Seven thirty.
It rained during the night. The forecast says no rain today, but the clouds look quite gray. I got a good sleep for a change. I got up in the small hours and read to the end of Symposium. I feel like I’m getting another chance to do what I’d always wanted to do, which is to make music with my buddies. The only thing that could thwart this is substance abuse. Life for an active alcoholic tends to crumble to ruin, as I’ve seen firsthand. It’s kind of ironic how Oregon has legalized marijuana, since this can be a drug of demise like alcohol.
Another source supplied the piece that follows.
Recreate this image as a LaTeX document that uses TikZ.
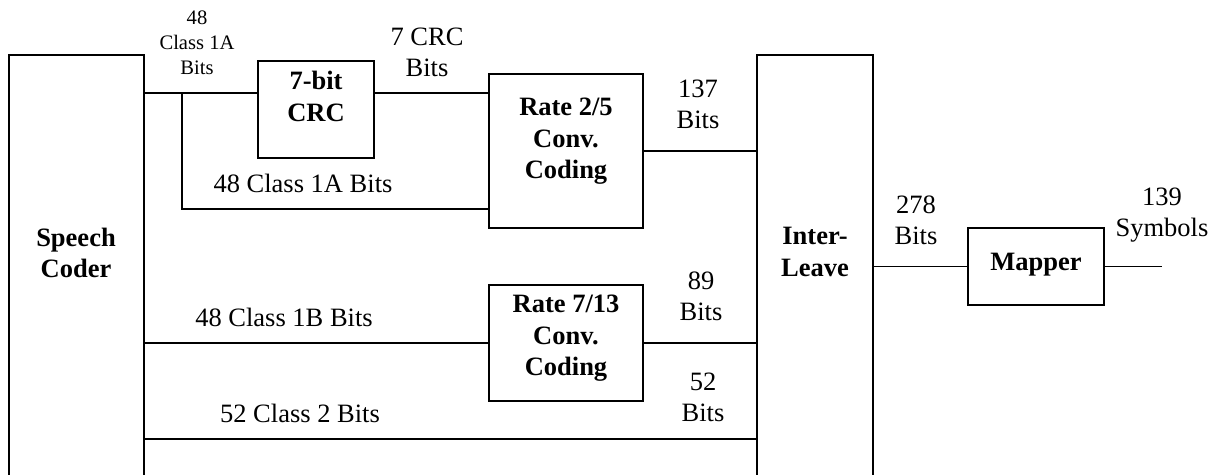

Quarter of nine. My mood was rather weird on my outing to the store, as I turned over thoughts about criminal activity and declining morals. I saw a number tattooed to the back of the cashier’s neck and began to wonder. And then I almost inadvertently stole a bottle of pain medication that was in the bottom of my shopping bag. It is strange how our thinking modifies our perception from moment to moment, as Wordsworth describes in The Prelude. As if events in the world were fitted to the workings of the human mind, or perhaps reality is completely projected by the latter. It started to rain lightly when I was coming home, so my rain jacket was a good call. On my own street, maybe five cars were parked in front of Betty’s old house, and again I felt suspicious. The blinds were all closed in everyone’s front window, and I observed that my front lawn is in need of a mowing. Presiding over the whole scene was this sense of gray ambiguity from the cloud cover and also from my own vision. An odd sort of May Day morning.